Because you can't keep the kids from making up slang, once the construction was introduced in the Book of St. Albans, people started coining their own nouns of assemblage. Although a lot of these terms slipped into obscurity in the 16th century like most of the lingo we generate on a yearly basis, some of them were adopted into common speech. These days we don't often have occasion to talk about a sneer of butlers or a misbelief of portrait painters, but whoever came up with a staff of employees, a congregation of churchgoers, or a panel of judges should congratulate themselves for a job well done, linguistically speaking.
Much of the time, the "correct" term for a group of anything lets us know our collective views on the disposition of whatever we're naming. Some of the most evocative terms of venery can be found in birds. The Book of St. Albans lists an "unkyndenes of ravenes" and a "murther of crowes." "Unkindnesses" and "murders" are both frowned upon in polite society, as ravens and crows sometimes are, but the term "charm of finches" lets us know people generally find these birds adorable, harmless and even magical-seeming. Whoever first referred to a college of cardinals was probably suggesting they thought the group of little red birds looked like a meeting of academics, but why a group of storks is called a mustering is a little less clear.

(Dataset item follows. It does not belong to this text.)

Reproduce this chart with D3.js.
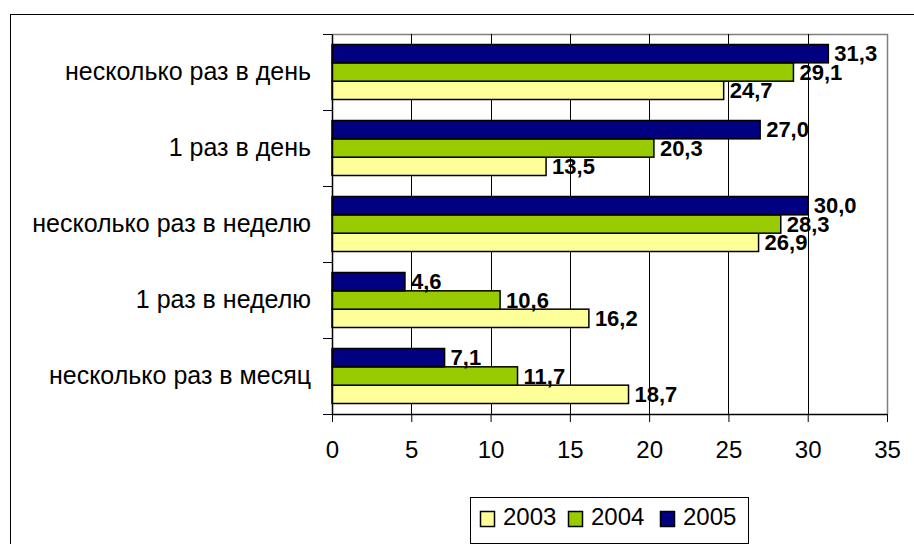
<!DOCTYPE html>
<html>
<head>
<meta charset="utf-8">
<script src="https://cdn.jsdelivr.net/npm/d3@7"></script>
<style>
  body { margin: 0; background: #fff; }
  svg { display: block; font-family: Arial, 'Liberation Sans', sans-serif; }
</style>
</head>
<body>
<svg id="chart" width="914" height="544"></svg>
<script>
const categories = ['несколько раз в день', '1 раз в день', 'несколько раз в неделю', '1 раз в неделю', 'несколько раз в месяц'];
const years = ['2003', '2004', '2005'];
const values2003 = [24.7, 13.5, 26.9, 16.2, 18.7];
const values2004 = [29.1, 20.3, 28.3, 10.6, 11.7];
const values2005 = [31.3, 27.0, 30.0, 4.6, 7.1];
const xTicks = [0, 5, 10, 15, 20, 25, 30, 35];

const colors = { '2003': '#ffff99', '2004': '#99cc00', '2005': '#000080' };
const seriesValues = { '2003': values2003, '2004': values2004, '2005': values2005 };

const svg = d3.select('#chart');
const plot = { left: 332, top: 34, right: 887, bottom: 414 };

// outer chart frame (runs off the page on the right and bottom)
svg.append('rect')
    .attr('x', 10.5).attr('y', 14.5)
    .attr('width', 1000).attr('height', 1000)
    .attr('fill', 'none').attr('stroke', '#000').attr('stroke-width', 1);

const x = d3.scaleLinear().domain([0, 35]).range([plot.left, plot.right]);
const y = d3.scaleBand().domain(categories).range([plot.top, plot.bottom]);
const inner = d3.scaleBand().domain(['2005', '2004', '2003']).range([10.5, 65.5]);

// plot border (grey top/right)
svg.append('path')
    .attr('d', `M${plot.left},${plot.top + 0.5}H${plot.right + 0.5}V${plot.bottom}`)
    .attr('fill', 'none').attr('stroke', '#808080').attr('stroke-width', 1.5);

// vertical gridlines
svg.append('g')
    .selectAll('line')
    .data(xTicks.slice(1, -1))
    .enter().append('line')
    .attr('x1', d => Math.round(x(d)) + 0.5)
    .attr('x2', d => Math.round(x(d)) + 0.5)
    .attr('y1', plot.top)
    .attr('y2', plot.bottom)
    .attr('stroke', '#000').attr('stroke-width', 1);

// bars
const rows = categories.map((c, i) => ({ cat: c, items: years.map(yr => ({ year: yr, value: seriesValues[yr][i] })) }));

const groups = svg.append('g')
    .selectAll('g')
    .data(rows)
    .enter().append('g')
    .attr('transform', d => `translate(0,${y(d.cat)})`);

groups.selectAll('rect')
    .data(d => d.items)
    .enter().append('rect')
    .attr('x', x(0))
    .attr('y', d => inner(d.year))
    .attr('width', d => x(d.value) - x(0))
    .attr('height', inner.bandwidth())
    .attr('fill', d => colors[d.year])
    .attr('stroke', '#000')
    .attr('stroke-width', 1.5);

groups.selectAll('text')
    .data(d => d.items)
    .enter().append('text')
    .attr('x', d => x(d.value) + 6)
    .attr('y', d => inner(d.year) + inner.bandwidth() / 2 + 7.5)
    .attr('font-size', 22)
    .attr('font-weight', 'bold')
    .attr('fill', '#000')
    .text(d => d.value.toFixed(1).replace('.', ','));

// x axis
const xAxis = svg.append('g')
    .attr('transform', `translate(0,${plot.bottom})`)
    .call(d3.axisBottom(x).tickValues(xTicks).tickSize(8).tickPadding(19).tickSizeOuter(0));
xAxis.select('.domain').attr('stroke', '#000').attr('stroke-width', 1.5);
xAxis.selectAll('.tick line').attr('stroke', '#000');
xAxis.selectAll('.tick text').attr('font-size', 24).attr('font-family', null).attr('fill', '#000');

// y axis: labels and category boundary ticks
const yAxis = svg.append('g')
    .attr('transform', `translate(${plot.left},0)`)
    .call(d3.axisLeft(y).tickSize(0).tickPadding(21));
yAxis.select('.domain').attr('stroke', '#000').attr('stroke-width', 1.5);
yAxis.selectAll('.tick text').attr('font-size', 25).attr('font-family', null).attr('fill', '#000');

const bounds = categories.map(c => y(c)).concat([plot.bottom]);
svg.append('g')
    .selectAll('line')
    .data(bounds)
    .enter().append('line')
    .attr('x1', plot.left - 9).attr('x2', plot.left)
    .attr('y1', d => Math.round(d) + 0.5).attr('y2', d => Math.round(d) + 0.5)
    .attr('stroke', '#000');

// legend
const legend = svg.append('g');
legend.append('rect')
    .attr('x', 470.5).attr('y', 497.5)
    .attr('width', 278).attr('height', 46)
    .attr('fill', '#fff').attr('stroke', '#000');

const legendX = [480, 568, 660];
const items = legend.selectAll('g')
    .data(years)
    .enter().append('g')
    .attr('transform', (d, i) => `translate(${legendX[i]},511)`);
items.append('rect')
    .attr('x', 0.5).attr('y', 0.5)
    .attr('width', 14).attr('height', 15)
    .attr('fill', d => colors[d])
    .attr('stroke', '#000').attr('stroke-width', 1.5);
items.append('text')
    .attr('x', 23).attr('y', 13.5)
    .attr('font-size', 24)
    .attr('fill', '#000')
    .text(d => d);
</script>
</body>
</html>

C.S. Lewis coined the term parliament of owls in his children's book series "The Chronicles of Narnia," a nod to Chaucer's poem "A Parliament of Fowls." The term is now recognized in dictionaries as being the correct term for a group of owls.
There are curiously few nouns of assemblage for insects mentioned in The Book of St. Albans. We still refer to a swarm of bees, which was recorded in the book, but we don't talk as much about a business of flies or a flock of lice.
We have a special relationship with the animals we live with, and the names we use for groups of our most familiar animals are sometimes strange, but that's because they're old. For instance, a kindle of kittens comes from the Middle English word kindelen, which meant to give birth or produce a litter (which is now more commonly used for all kinds of baby animals, but was originally used for puppies). A group of adult cats might be a clowder (meaning "clotted mass"), a glaring or a pounce, but a crowd of feral cats is a destruction (anyone concerned about the decline of migrating songbirds can understand why this might be.)
Dogs, which were as much a man's best friend in the Middle Ages as today, got a lot of play in The Book of St. Albans. Hunting hounds alone got several group titles: a cry, a mute, a pack, a kennel.
Some of the most inventive terms of venery are applied to wild animals.
"Because they began as hunting terms, the original names from the Book of St. Albans reflected a specific societal disposition towards the animal being hunted — a 'pride of lions' is a good example," says Jacobs. "Others that came later, such as a "wisdom of wombats," may be inaccurate as wombats are rather solitary and don't spend time in groups. Others likely refer to qualities of the animals themselves: a business of ferrets came from 'busyness of ferrets'."
Which makes more sense than business if you've spent any time at all watching ferrets.
These days we can talk about a prickle of hedgehogs, an obstinacy of buffalo, a bloat of hippos and a gam of whales, regardless of whether we're planning on killing them or not. We just may not know who came up with these terms and why.